The act also introduced into Singapore law the UNCITRAL Model Law on Cross-Border Insolvency, facilitating the recognition of cross-border insolvency processes in Singapore.

Creditors’ schemes of arrangement

The amendments introduced significant changes to the existing scheme of arrangement provisions. A scheme is a compromise between a company facing financial difficulties and its creditors, which gives the management of the company a respite through a court-sanctioned moratorium to restrain any debt enforcement actions.
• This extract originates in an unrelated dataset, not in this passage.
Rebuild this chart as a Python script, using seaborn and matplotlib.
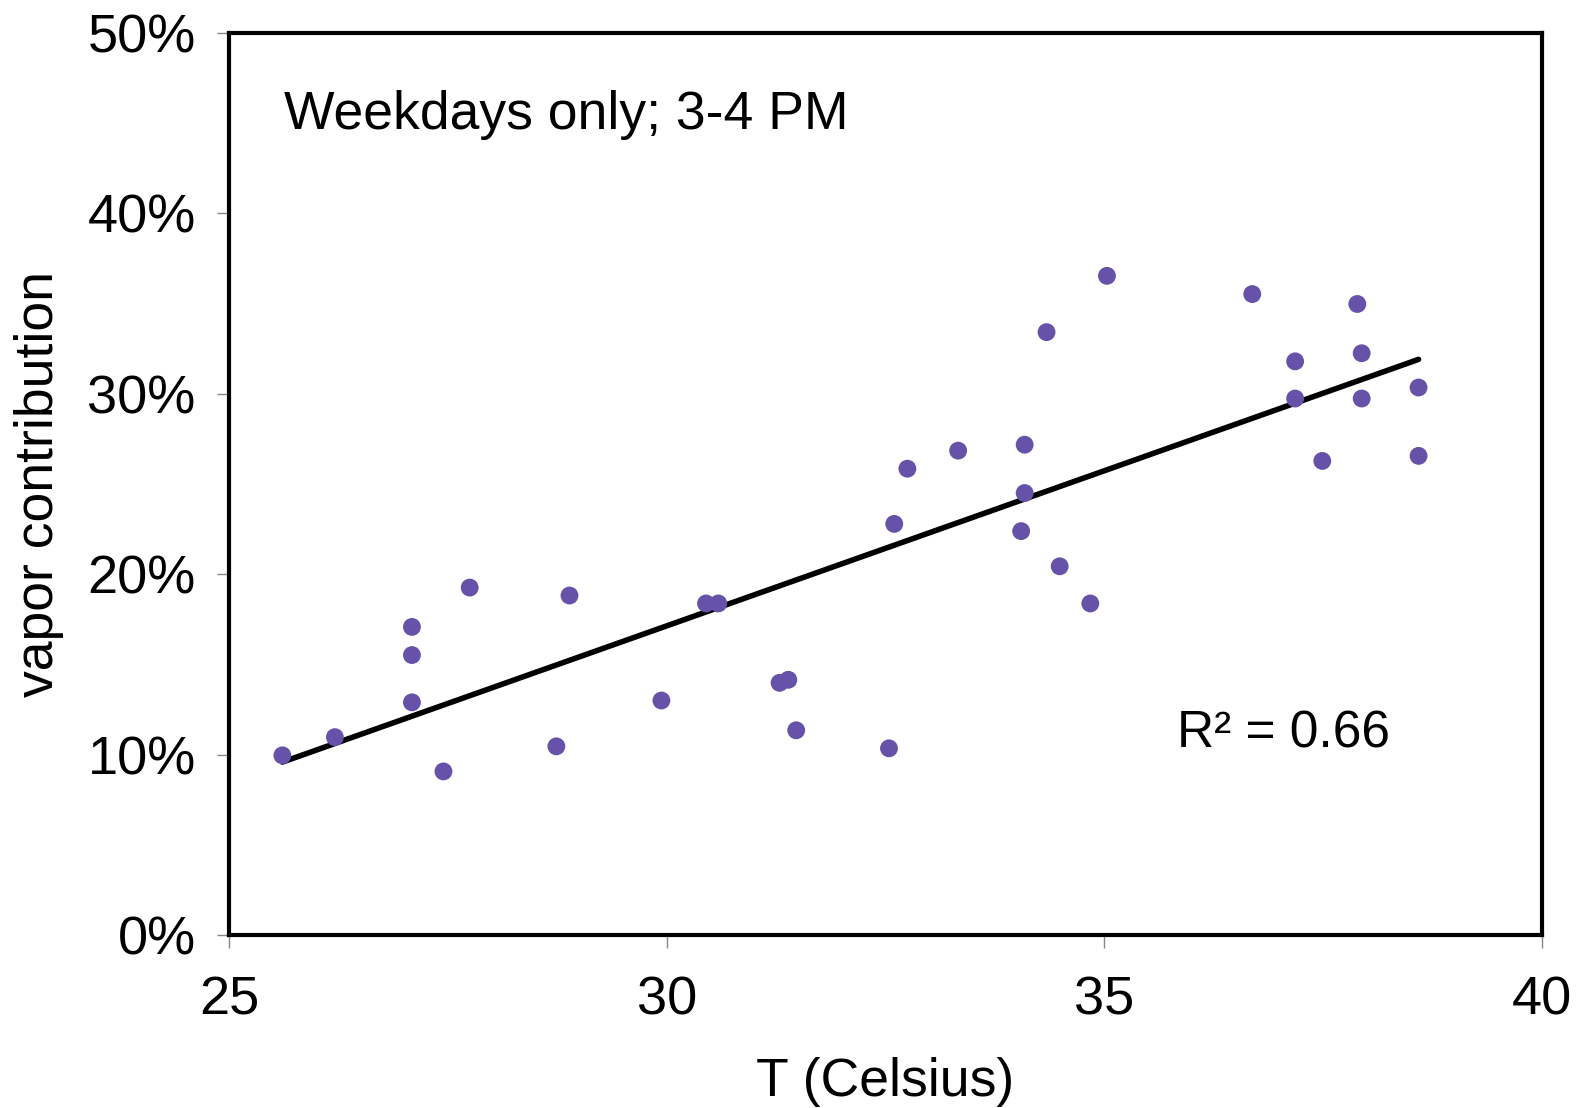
import numpy as np
import pandas as pd
import matplotlib
matplotlib.use("Agg")
import matplotlib.pyplot as plt
import seaborn as sns
from matplotlib.ticker import PercentFormatter

# Data
temperature_c = [25.61, 26.21, 27.09, 27.09, 27.09, 27.45, 27.75, 28.74, 28.89, 29.94,
                 30.45, 30.59, 31.29, 31.39, 31.48, 32.54, 32.60, 32.75, 33.33, 34.05,
                 34.09, 34.09, 34.34, 34.49, 34.84, 35.03, 36.69, 37.18, 37.18, 37.49,
                 37.89, 37.94, 37.94, 38.59, 38.59]
vapor_pct = [9.96, 10.97, 17.08, 15.52, 12.90, 9.07, 19.26, 10.46, 18.82, 13.00,
             18.38, 18.38, 13.98, 14.15, 11.35, 10.35, 22.79, 25.85, 26.85, 22.39,
             27.18, 24.50, 33.42, 20.44, 18.38, 36.54, 35.53, 31.80, 29.74, 26.28,
             34.98, 32.25, 29.74, 30.35, 26.56]
x_ticks = [25, 30, 35, 40]
y_ticks = [0, 10, 20, 30, 40, 50]
annotation_title = "Weekdays only; 3-4 PM"
annotation_r2 = "R\u00b2 = 0.66"

df = pd.DataFrame({"T": temperature_c, "vapor": vapor_pct})

sns.set_style("white")
plt.rcParams["font.family"] = ["Liberation Sans", "DejaVu Sans"]
plt.rcParams["text.color"] = "black"
plt.rcParams["axes.labelcolor"] = "black"

fig = plt.figure(figsize=(15.77, 11.08), dpi=100)
ax = fig.add_axes([0.1452, 0.1561, 0.8326, 0.8141])

sns.regplot(data=df, x="T", y="vapor", ax=ax, ci=None, truncate=True,
            scatter_kws=dict(s=165, color="#6652a8", edgecolor="none", alpha=1, zorder=3),
            line_kws=dict(color="black", linewidth=4, zorder=2))

ax.set_xlim(25, 40)
ax.set_ylim(0, 50)
ax.set_xticks(x_ticks)
ax.set_yticks(y_ticks)
ax.yaxis.set_major_formatter(PercentFormatter(decimals=0))

for s in ax.spines.values():
    s.set_visible(True)
    s.set_color("black")
    s.set_linewidth(3)

ax.tick_params(axis="both", which="major", direction="out", length=9, width=1,
               color="#888888", labelsize=39, labelcolor="black")
ax.tick_params(axis="y", pad=15)
ax.tick_params(axis="x", pad=20)
ax.xaxis.set_ticks_position("bottom")
ax.yaxis.set_ticks_position("left")

ax.set_xlabel("T (Celsius)", fontsize=38.5, labelpad=23, color="black")
ax.set_ylabel("vapor contribution", fontsize=38.5, labelpad=17, color="black")

ax.text(0.042, 0.894, annotation_title, transform=ax.transAxes, fontsize=38.5,
        ha="left", va="baseline", color="black")
ax.text(0.722, 0.208, annotation_r2, transform=ax.transAxes, fontsize=37,
        ha="left", va="baseline", color="black")

fig.savefig("out.png", dpi=100, facecolor="white")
The following new provisions adopt features of the US Bankruptcy Code, including chapter 11:

  • Automatic moratorium from the date an application is made, plus the capacity for a pre-application moratorium and a moratorium in relation to related entities of the debtor company, in each case with extra-territorial effect;
  • Super-priority rescue (DIP) financing;
  • Cram downs; and
  • Pre-packs.

The amendments will enhance the existing scheme moratorium in four
main ways:

  1. Pre-application moratorium – To give a distressed company breathing room to put forward a restructuring proposal to its creditors, a company may apply for a moratorium where it proposes, or intends to propose, a scheme. Such pre-application moratoriums were previously only available under the common law.
  2. Automatic moratorium – A 30-day moratorium will automatically arise upon the filing of an application for a moratorium order to the court, or until the application is decided by the court, whichever is earlier.
  3. Worldwide in personam moratorium – The court may now grant a moratorium extending to creditor actions outside of Singapore if the creditor is in Singapore or within the jurisdiction of the Singapore courts.
  4. Related entities – Where a moratorium is granted in relation to a company, related entities such as the subsidiaries or holding companies may, if necessary for the scheme, also apply for a moratorium.
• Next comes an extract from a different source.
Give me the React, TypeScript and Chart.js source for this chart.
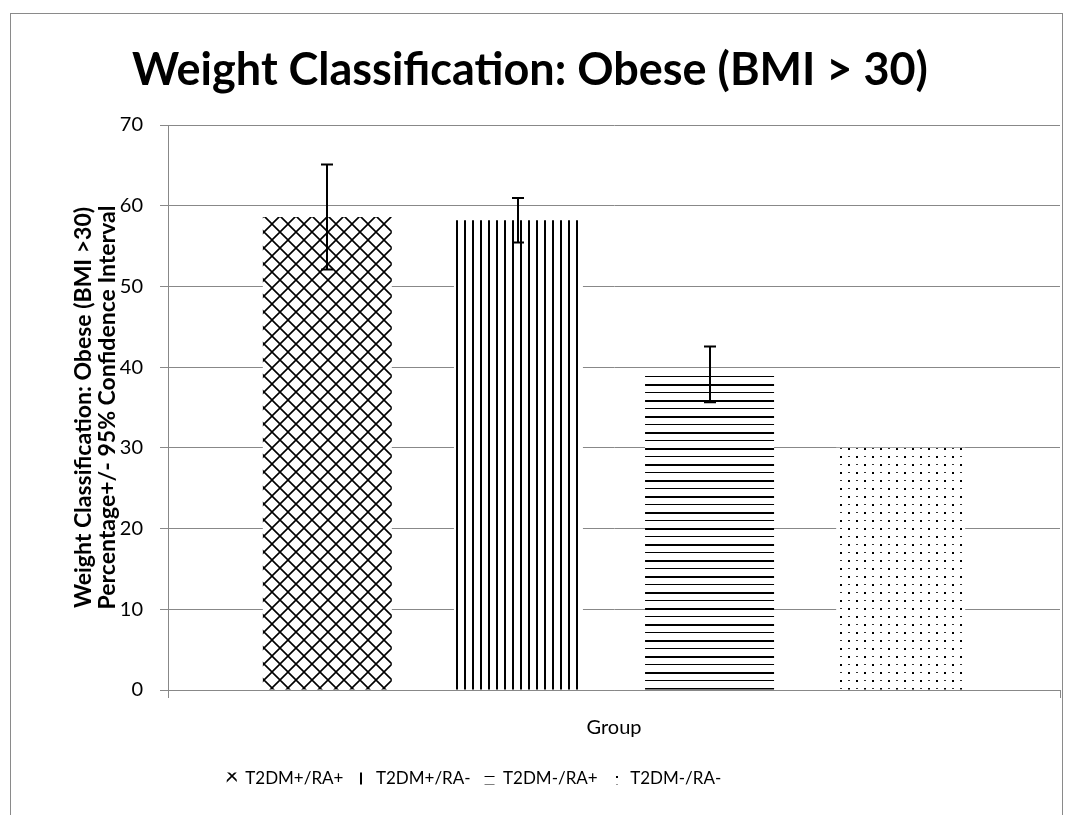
import React, { useEffect, useRef } from "react";
import { Chart, registerables } from "chart.js";

Chart.register(...registerables);

// ---- data ----
const categories = [""];
const seriesLabels = ["T2DM+/RA+", "T2DM+/RA-", "T2DM-/RA+", "T2DM-/RA-"];
const seriesValues = [58.6, 58.2, 39.1, 30.0];
const seriesErrors = [6.5, 2.75, 3.45, 0];
const yMin = 0;
const yMax = 70;
const yStep = 10;
const chartTitle = "Weight Classification: Obese (BMI > 30)";
const yAxisTitle = [
  "Weight Classification: Obese (BMI >30)",
  "Percentage+/- 95% Confidence Interval",
];
const xAxisTitle = "Group";
const patternKinds = ["diamond", "vertical", "horizontal", "dots"];

const FONT = "Lato, 'Open Sans', 'Liberation Sans', sans-serif";
const GRID = "#888888";

function makePattern(ctx: CanvasRenderingContext2D, kind: string): CanvasPattern | string {
  const tile = document.createElement("canvas");
  const t = tile.getContext("2d")!;
  if (kind === "diamond") {
    tile.width = 16;
    tile.height = 16;
    t.fillStyle = "#fff";
    t.fillRect(0, 0, 16, 16);
    t.strokeStyle = "#000";
    t.lineWidth = 1.6;
    t.beginPath();
    t.moveTo(0, 0);
    t.lineTo(16, 16);
    t.moveTo(16, 0);
    t.lineTo(0, 16);
    t.stroke();
  } else if (kind === "vertical") {
    tile.width = 8;
    tile.height = 8;
    t.fillStyle = "#fff";
    t.fillRect(0, 0, 8, 8);
    t.fillStyle = "#000";
    t.fillRect(0, 0, 2, 8);
  } else if (kind === "horizontal") {
    tile.width = 8;
    tile.height = 16;
    t.fillStyle = "#fff";
    t.fillRect(0, 0, 8, 16);
    t.fillStyle = "#000";
    t.fillRect(0, 0, 8, 2);
    t.fillRect(0, 8, 8, 1);
  } else {
    tile.width = 16;
    tile.height = 16;
    t.fillStyle = "#fff";
    t.fillRect(0, 0, 16, 16);
    t.fillStyle = "#000";
    t.fillRect(0, 0, 2, 2);
    t.fillRect(8, 8, 2, 2);
    t.fillStyle = "#333";
    t.fillRect(8, 0, 2, 1);
    t.fillRect(0, 8, 2, 1);
  }
  return ctx.createPattern(tile, "repeat") || "#000";
}

const errorBarPlugin = {
  id: "errorBars",
  afterDatasetsDraw(chart: any) {
    const ctx = chart.ctx;
    const y = chart.scales.y;
    ctx.save();
    ctx.strokeStyle = "#000";
    ctx.lineWidth = 2;
    chart.data.datasets.forEach((ds: any, i: number) => {
      const err = seriesErrors[i];
      if (!err) return;
      const meta = chart.getDatasetMeta(i);
      const bar = meta.data[0];
      if (!bar) return;
      const x = Math.round(bar.x);
      const top = y.getPixelForValue(seriesValues[i] + err);
      const bot = y.getPixelForValue(seriesValues[i] - err);
      ctx.beginPath();
      ctx.moveTo(x, top);
      ctx.lineTo(x, bot);
      ctx.moveTo(x - 6, top);
      ctx.lineTo(x + 6, top);
      ctx.moveTo(x - 6, bot);
      ctx.lineTo(x + 6, bot);
      ctx.stroke();
    });
    ctx.restore();
  },
};

const framePlugin = {
  id: "frame",
  afterLayout(chart: any) {
    // legend sits left of centre in the reference
    if (chart.legend) {
      chart.legend.right -= 112;
    }
  },
  beforeDraw(chart: any) {
    const ctx = chart.ctx;
    ctx.save();
    ctx.fillStyle = "#fff";
    ctx.fillRect(0, 0, chart.width, chart.height);
    ctx.strokeStyle = "#8a8a8a";
    ctx.lineWidth = 1;
    ctx.strokeRect(10.5, 13.5, 1052, 900);
    ctx.restore();
  },
};

export default function App() {
  const ref = useRef<HTMLCanvasElement>(null);

  useEffect(() => {
    const canvas = ref.current!;
    const ctx = canvas.getContext("2d")!;
    const chart = new Chart(ctx, {
      type: "bar",
      data: {
        labels: categories,
        datasets: seriesLabels.map((label, i) => ({
          label,
          data: [seriesValues[i]],
          backgroundColor: makePattern(ctx, patternKinds[i]),
          borderWidth: 0,
          categoryPercentage: 0.857,
          barPercentage: 0.675,
        })),
      },
      options: {
        animation: false,
        responsive: false,
        devicePixelRatio: 1,
        layout: { padding: { left: 0, right: 15, top: 0, bottom: 18 } },
        plugins: {
          title: {
            display: true,
            text: chartTitle,
            color: "#000",
            font: { family: FONT, size: 45, weight: "bold" },
            padding: { top: 43, bottom: 28 },
          },
          legend: {
            display: true,
            position: "bottom",
            labels: {
              color: "#000",
              font: { family: FONT, size: 17 },
              boxWidth: 10,
              boxHeight: 12,
              padding: 14,
            },
          },
          tooltip: { enabled: false },
        },
        scales: {
          x: {
            grid: {
              display: true,
              drawOnChartArea: false,
              drawTicks: true,
              tickLength: 8,
              color: GRID,
              lineWidth: 1,
            },
            border: { display: true, color: GRID, width: 1 },
            ticks: { display: true, font: { family: FONT, size: 18 } },
            title: {
              display: true,
              text: xAxisTitle,
              color: "#000",
              font: { family: FONT, size: 20 },
              padding: { top: 0, bottom: 16 },
            },
            afterFit(scale: any) {
              scale.height = 66;
            },
          },
          y: {
            min: yMin,
            max: yMax,
            ticks: {
              stepSize: yStep,
              color: "#000",
              font: { family: FONT, size: 20 },
              padding: 17,
            },
            grid: {
              color: GRID,
              lineWidth: 1,
              drawTicks: true,
              tickLength: 8,
            },
            border: { display: true, color: GRID, width: 1 },
            title: {
              display: true,
              text: yAxisTitle,
              color: "#000",
              font: { family: FONT, size: 23, weight: "bold", lineHeight: 1.04 },
              padding: { top: 72, bottom: 0 },
            },
            afterFit(scale: any) {
              scale.width = 168;
            },
          },
        },
      },
      plugins: [framePlugin, errorBarPlugin],
    });
    return () => chart.destroy();
  }, []);

  return (
    <div style={{ position: "fixed", left: 0, top: 0, width: 1075, height: 815, background: "#fff" }}>
      <canvas ref={ref} width={1075} height={815} style={{ display: "block", width: 1075, height: 815 }} />
    </div>
  );
}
The amendments, which mirror the debtor-in-possession (DIP) financing provisions application in US chapter 11, also include provisions allowing the court to grant “super priority” to rescue financing loans that are necessary for the survival of the company as a going concern, or to achieve a more advantageous realization of the assets of the company.
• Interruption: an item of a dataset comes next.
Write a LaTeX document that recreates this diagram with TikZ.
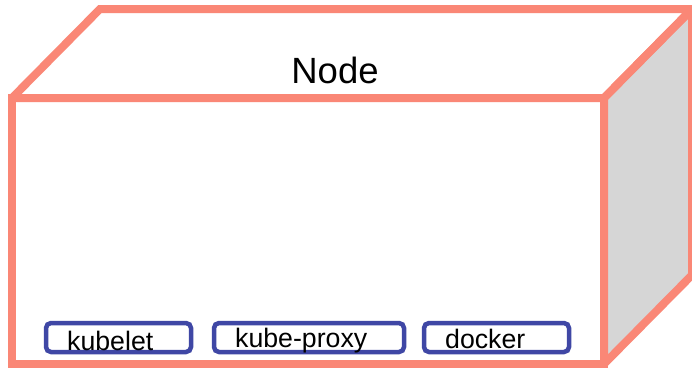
\documentclass[tikz,border=0pt]{standalone}
\usepackage{fontspec}
\setmainfont{Liberation Sans}
\definecolor{salmon}{RGB}{250,135,118}
\definecolor{navy}{RGB}{63,71,165}
\definecolor{sidegray}{RGB}{214,214,214}
\begin{document}
\begin{tikzpicture}[x=1pt,y=-1pt,
  edge/.style={draw=salmon,line width=8pt,line join=miter,miter limit=2},
  compbox/.style={draw=navy,line width=4.5pt,rounded corners=5pt,fill=white,inner sep=0pt,minimum height=29pt},
  comptext/.style={anchor=base west,inner sep=0pt,font=\fontsize{26.7}{28}\selectfont}]
\useasboundingbox (0,0) rectangle (692,368);
\fill[white] (0,0) rectangle (692,368);
% corners
\coordinate (ftl) at (12,98);
\coordinate (ftr) at (604,98);
\coordinate (fbr) at (604,364);
\coordinate (fbl) at (12,364);
\coordinate (btl) at (100,9);
\coordinate (btr) at (692,9);
\coordinate (bbr) at (692,275);
% right face
\path[fill=sidegray] (ftr) -- (btr) -- (bbr) -- (fbr) -- cycle;
% top face
\draw[edge] (ftl) -- (btl) -- (btr) -- (ftr) -- cycle;
% right face outline
\draw[edge] (ftr) -- (btr) -- (bbr) -- (fbr) -- cycle;
% front face
\draw[edge] (ftl) -- (ftr) -- (fbr) -- (fbl) -- cycle;
\node[anchor=base,inner sep=0pt,font=\fontsize{36.5}{40}\selectfont] (title) at (335,83) {Node};
% components
\node[compbox,minimum width=145pt] (kubelet) at (118.5,337.5) {};
\node[compbox,minimum width=190pt] (proxy) at (309,337.5) {};
\node[compbox,minimum width=145pt] (docker) at (496.5,337.5) {};
\node[comptext] (kubelettext) at (67,350) {kubelet};
\node[comptext] (proxytext) at (235,347) {kube-proxy};
\node[comptext] (dockertext) at (445,348) {docker};
\end{tikzpicture}
\end{document}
The rescue financing may have the same priority as liquidation expenses if the company is wound up, which means rescue financing indebtedness might rank above all other preferential debts.

Mirroring the provisions under chapter 11, the amendments also empower the court to “cram down” on dissenting classes of creditors and approve the scheme if certain conditions are met, including:

  • The requisite majority approval in value and number was obtained at scheme meeting(s) from the creditors to be bound by (and voting at) the scheme; and
  • The scheme does not discriminate unfairly between two or more classes of creditors, and is fair and equitable to each dissenting class.

“Cram down” provisions prevent errant creditors from holding out on a viable scheme in the hopes of receiving a larger payout.

The amendments also allow the court, subject to certain safeguards, to approve a pre-packaged scheme without a court-ordered scheme meeting having occurred (or any actual voting by creditors on the proposed scheme), where the court is satisfied that, had a meeting of the relevant creditors or class of creditors occurred, the requisite majorities would have been obtained.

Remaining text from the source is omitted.